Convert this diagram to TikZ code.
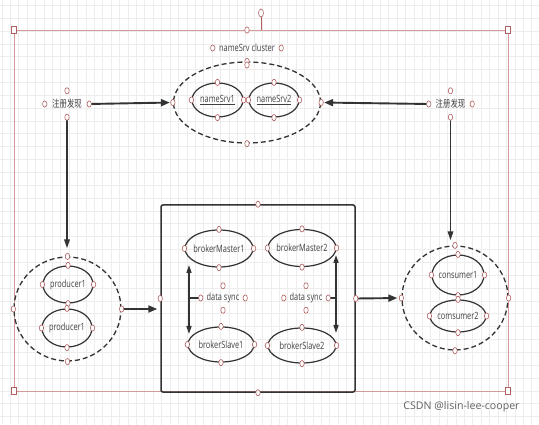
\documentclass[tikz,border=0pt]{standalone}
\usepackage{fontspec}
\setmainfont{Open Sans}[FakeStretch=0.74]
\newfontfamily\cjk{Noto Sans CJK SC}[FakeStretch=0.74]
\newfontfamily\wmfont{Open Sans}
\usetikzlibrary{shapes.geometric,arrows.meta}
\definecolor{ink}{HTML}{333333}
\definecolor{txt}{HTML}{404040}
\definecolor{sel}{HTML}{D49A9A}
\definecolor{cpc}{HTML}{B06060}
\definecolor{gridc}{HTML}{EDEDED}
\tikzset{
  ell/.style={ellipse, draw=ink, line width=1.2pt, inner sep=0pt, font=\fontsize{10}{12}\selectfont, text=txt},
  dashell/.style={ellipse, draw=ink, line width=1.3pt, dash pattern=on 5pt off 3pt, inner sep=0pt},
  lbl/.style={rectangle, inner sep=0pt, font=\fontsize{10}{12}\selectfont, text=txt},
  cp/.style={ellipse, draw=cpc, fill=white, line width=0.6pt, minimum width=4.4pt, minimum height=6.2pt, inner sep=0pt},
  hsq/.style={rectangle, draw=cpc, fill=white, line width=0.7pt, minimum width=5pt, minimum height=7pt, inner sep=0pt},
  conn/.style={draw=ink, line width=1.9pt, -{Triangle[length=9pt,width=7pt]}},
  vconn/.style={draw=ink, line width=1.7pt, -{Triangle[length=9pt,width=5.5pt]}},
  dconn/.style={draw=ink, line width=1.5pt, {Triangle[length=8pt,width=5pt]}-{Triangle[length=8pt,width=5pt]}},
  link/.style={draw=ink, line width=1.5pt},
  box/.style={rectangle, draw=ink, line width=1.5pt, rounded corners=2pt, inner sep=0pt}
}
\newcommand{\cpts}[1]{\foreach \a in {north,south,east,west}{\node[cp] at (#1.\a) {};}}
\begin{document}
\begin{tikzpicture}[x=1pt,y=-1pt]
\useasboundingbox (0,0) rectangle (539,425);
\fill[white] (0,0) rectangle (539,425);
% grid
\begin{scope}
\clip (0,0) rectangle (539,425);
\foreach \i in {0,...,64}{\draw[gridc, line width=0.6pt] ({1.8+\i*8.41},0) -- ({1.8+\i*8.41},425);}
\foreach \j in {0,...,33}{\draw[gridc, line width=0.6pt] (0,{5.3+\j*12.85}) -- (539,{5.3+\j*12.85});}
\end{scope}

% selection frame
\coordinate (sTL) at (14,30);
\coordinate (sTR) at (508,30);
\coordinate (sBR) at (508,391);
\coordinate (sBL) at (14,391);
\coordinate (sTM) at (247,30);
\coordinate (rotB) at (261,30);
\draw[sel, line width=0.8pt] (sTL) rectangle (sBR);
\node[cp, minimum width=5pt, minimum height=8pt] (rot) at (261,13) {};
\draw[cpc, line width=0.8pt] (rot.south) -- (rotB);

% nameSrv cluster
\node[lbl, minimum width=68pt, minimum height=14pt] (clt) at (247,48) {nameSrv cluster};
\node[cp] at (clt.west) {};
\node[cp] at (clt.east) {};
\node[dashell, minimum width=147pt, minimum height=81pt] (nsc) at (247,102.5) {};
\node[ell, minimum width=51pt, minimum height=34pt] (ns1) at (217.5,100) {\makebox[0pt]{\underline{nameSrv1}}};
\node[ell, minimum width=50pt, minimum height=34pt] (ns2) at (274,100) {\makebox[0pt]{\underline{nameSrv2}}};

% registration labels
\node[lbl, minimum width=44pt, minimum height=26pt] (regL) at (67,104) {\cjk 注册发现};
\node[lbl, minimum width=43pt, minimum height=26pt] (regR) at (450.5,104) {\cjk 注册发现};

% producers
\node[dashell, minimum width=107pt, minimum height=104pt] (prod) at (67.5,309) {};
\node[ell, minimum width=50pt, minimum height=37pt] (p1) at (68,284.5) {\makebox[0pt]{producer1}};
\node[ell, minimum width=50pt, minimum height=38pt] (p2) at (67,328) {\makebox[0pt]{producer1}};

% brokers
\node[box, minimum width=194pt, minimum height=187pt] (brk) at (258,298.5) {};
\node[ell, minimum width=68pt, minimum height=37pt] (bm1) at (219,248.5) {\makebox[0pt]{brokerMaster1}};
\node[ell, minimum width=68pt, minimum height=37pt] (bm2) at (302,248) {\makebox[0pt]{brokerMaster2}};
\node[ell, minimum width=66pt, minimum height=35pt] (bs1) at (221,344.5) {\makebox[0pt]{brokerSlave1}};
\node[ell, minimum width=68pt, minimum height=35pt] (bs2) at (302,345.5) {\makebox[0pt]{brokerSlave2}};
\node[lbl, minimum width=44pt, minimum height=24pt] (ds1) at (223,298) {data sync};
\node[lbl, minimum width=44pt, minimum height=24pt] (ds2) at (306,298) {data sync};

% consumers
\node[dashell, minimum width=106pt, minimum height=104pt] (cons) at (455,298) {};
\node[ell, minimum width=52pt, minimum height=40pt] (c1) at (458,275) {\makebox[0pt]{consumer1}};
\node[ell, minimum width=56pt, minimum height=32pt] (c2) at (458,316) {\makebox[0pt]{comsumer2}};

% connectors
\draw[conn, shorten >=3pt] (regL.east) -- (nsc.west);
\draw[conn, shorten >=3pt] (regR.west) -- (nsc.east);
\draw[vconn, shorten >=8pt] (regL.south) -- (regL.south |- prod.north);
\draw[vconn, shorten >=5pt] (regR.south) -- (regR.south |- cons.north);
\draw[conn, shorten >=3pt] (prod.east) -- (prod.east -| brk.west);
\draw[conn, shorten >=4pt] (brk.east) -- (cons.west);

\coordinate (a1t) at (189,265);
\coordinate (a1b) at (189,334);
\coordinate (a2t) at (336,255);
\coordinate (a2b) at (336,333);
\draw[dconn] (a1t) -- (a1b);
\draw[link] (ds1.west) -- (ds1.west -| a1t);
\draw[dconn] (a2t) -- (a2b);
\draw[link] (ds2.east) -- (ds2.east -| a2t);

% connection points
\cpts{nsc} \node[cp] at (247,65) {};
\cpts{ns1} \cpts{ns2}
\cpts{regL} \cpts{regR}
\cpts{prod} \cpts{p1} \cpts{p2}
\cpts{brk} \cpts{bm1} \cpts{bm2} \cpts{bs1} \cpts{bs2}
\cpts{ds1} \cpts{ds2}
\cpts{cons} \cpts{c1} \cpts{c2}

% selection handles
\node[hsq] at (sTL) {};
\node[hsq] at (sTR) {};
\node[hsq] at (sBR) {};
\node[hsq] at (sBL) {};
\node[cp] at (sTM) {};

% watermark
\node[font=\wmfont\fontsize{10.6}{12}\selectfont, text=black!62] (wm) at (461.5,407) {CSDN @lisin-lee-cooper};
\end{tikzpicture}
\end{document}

**Set problem:**
The pictures should not be reproduced; quote all of the other material exactly.

**Result below:**
Convert this diagram to TikZ code.
\documentclass[tikz,border=0pt]{standalone}
\usepackage{fontspec}
\setmainfont{Open Sans}[FakeStretch=0.74]
\newfontfamily\cjk{Noto Sans CJK SC}[FakeStretch=0.74]
\newfontfamily\wmfont{Open Sans}
\usetikzlibrary{shapes.geometric,arrows.meta}
\definecolor{ink}{HTML}{333333}
\definecolor{txt}{HTML}{404040}
\definecolor{sel}{HTML}{D49A9A}
\definecolor{cpc}{HTML}{B06060}
\definecolor{gridc}{HTML}{EDEDED}
\tikzset{
  ell/.style={ellipse, draw=ink, line width=1.2pt, inner sep=0pt, font=\fontsize{10}{12}\selectfont, text=txt},
  dashell/.style={ellipse, draw=ink, line width=1.3pt, dash pattern=on 5pt off 3pt, inner sep=0pt},
  lbl/.style={rectangle, inner sep=0pt, font=\fontsize{10}{12}\selectfont, text=txt},
  cp/.style={ellipse, draw=cpc, fill=white, line width=0.6pt, minimum width=4.4pt, minimum height=6.2pt, inner sep=0pt},
  hsq/.style={rectangle, draw=cpc, fill=white, line width=0.7pt, minimum width=5pt, minimum height=7pt, inner sep=0pt},
  conn/.style={draw=ink, line width=1.9pt, -{Triangle[length=9pt,width=7pt]}},
  vconn/.style={draw=ink, line width=1.7pt, -{Triangle[length=9pt,width=5.5pt]}},
  dconn/.style={draw=ink, line width=1.5pt, {Triangle[length=8pt,width=5pt]}-{Triangle[length=8pt,width=5pt]}},
  link/.style={draw=ink, line width=1.5pt},
  box/.style={rectangle, draw=ink, line width=1.5pt, rounded corners=2pt, inner sep=0pt}
}
\newcommand{\cpts}[1]{\foreach \a in {north,south,east,west}{\node[cp] at (#1.\a) {};}}
\begin{document}
\begin{tikzpicture}[x=1pt,y=-1pt]
\useasboundingbox (0,0) rectangle (539,425);
\fill[white] (0,0) rectangle (539,425);
% grid
\begin{scope}
\clip (0,0) rectangle (539,425);
\foreach \i in {0,...,64}{\draw[gridc, line width=0.6pt] ({1.8+\i*8.41},0) -- ({1.8+\i*8.41},425);}
\foreach \j in {0,...,33}{\draw[gridc, line width=0.6pt] (0,{5.3+\j*12.85}) -- (539,{5.3+\j*12.85});}
\end{scope}

% selection frame
\coordinate (sTL) at (14,30);
\coordinate (sTR) at (508,30);
\coordinate (sBR) at (508,391);
\coordinate (sBL) at (14,391);
\coordinate (sTM) at (247,30);
\coordinate (rotB) at (261,30);
\draw[sel, line width=0.8pt] (sTL) rectangle (sBR);
\node[cp, minimum width=5pt, minimum height=8pt] (rot) at (261,13) {};
\draw[cpc, line width=0.8pt] (rot.south) -- (rotB);

% nameSrv cluster
\node[lbl, minimum width=68pt, minimum height=14pt] (clt) at (247,48) {nameSrv cluster};
\node[cp] at (clt.west) {};
\node[cp] at (clt.east) {};
\node[dashell, minimum width=147pt, minimum height=81pt] (nsc) at (247,102.5) {};
\node[ell, minimum width=51pt, minimum height=34pt] (ns1) at (217.5,100) {\makebox[0pt]{\underline{nameSrv1}}};
\node[ell, minimum width=50pt, minimum height=34pt] (ns2) at (274,100) {\makebox[0pt]{\underline{nameSrv2}}};

% registration labels
\node[lbl, minimum width=44pt, minimum height=26pt] (regL) at (67,104) {\cjk 注册发现};
\node[lbl, minimum width=43pt, minimum height=26pt] (regR) at (450.5,104) {\cjk 注册发现};

% producers
\node[dashell, minimum width=107pt, minimum height=104pt] (prod) at (67.5,309) {};
\node[ell, minimum width=50pt, minimum height=37pt] (p1) at (68,284.5) {\makebox[0pt]{producer1}};
\node[ell, minimum width=50pt, minimum height=38pt] (p2) at (67,328) {\makebox[0pt]{producer1}};

% brokers
\node[box, minimum width=194pt, minimum height=187pt] (brk) at (258,298.5) {};
\node[ell, minimum width=68pt, minimum height=37pt] (bm1) at (219,248.5) {\makebox[0pt]{brokerMaster1}};
\node[ell, minimum width=68pt, minimum height=37pt] (bm2) at (302,248) {\makebox[0pt]{brokerMaster2}};
\node[ell, minimum width=66pt, minimum height=35pt] (bs1) at (221,344.5) {\makebox[0pt]{brokerSlave1}};
\node[ell, minimum width=68pt, minimum height=35pt] (bs2) at (302,345.5) {\makebox[0pt]{brokerSlave2}};
\node[lbl, minimum width=44pt, minimum height=24pt] (ds1) at (223,298) {data sync};
\node[lbl, minimum width=44pt, minimum height=24pt] (ds2) at (306,298) {data sync};

% consumers
\node[dashell, minimum width=106pt, minimum height=104pt] (cons) at (455,298) {};
\node[ell, minimum width=52pt, minimum height=40pt] (c1) at (458,275) {\makebox[0pt]{consumer1}};
\node[ell, minimum width=56pt, minimum height=32pt] (c2) at (458,316) {\makebox[0pt]{comsumer2}};

% connectors
\draw[conn, shorten >=3pt] (regL.east) -- (nsc.west);
\draw[conn, shorten >=3pt] (regR.west) -- (nsc.east);
\draw[vconn, shorten >=8pt] (regL.south) -- (regL.south |- prod.north);
\draw[vconn, shorten >=5pt] (regR.south) -- (regR.south |- cons.north);
\draw[conn, shorten >=3pt] (prod.east) -- (prod.east -| brk.west);
\draw[conn, shorten >=4pt] (brk.east) -- (cons.west);

\coordinate (a1t) at (189,265);
\coordinate (a1b) at (189,334);
\coordinate (a2t) at (336,255);
\coordinate (a2b) at (336,333);
\draw[dconn] (a1t) -- (a1b);
\draw[link] (ds1.west) -- (ds1.west -| a1t);
\draw[dconn] (a2t) -- (a2b);
\draw[link] (ds2.east) -- (ds2.east -| a2t);

% connection points
\cpts{nsc} \node[cp] at (247,65) {};
\cpts{ns1} \cpts{ns2}
\cpts{regL} \cpts{regR}
\cpts{prod} \cpts{p1} \cpts{p2}
\cpts{brk} \cpts{bm1} \cpts{bm2} \cpts{bs1} \cpts{bs2}
\cpts{ds1} \cpts{ds2}
\cpts{cons} \cpts{c1} \cpts{c2}

% selection handles
\node[hsq] at (sTL) {};
\node[hsq] at (sTR) {};
\node[hsq] at (sBR) {};
\node[hsq] at (sBL) {};
\node[cp] at (sTM) {};

% watermark
\node[font=\wmfont\fontsize{10.6}{12}\selectfont, text=black!62] (wm) at (461.5,407) {CSDN @lisin-lee-cooper};
\end{tikzpicture}
\end{document}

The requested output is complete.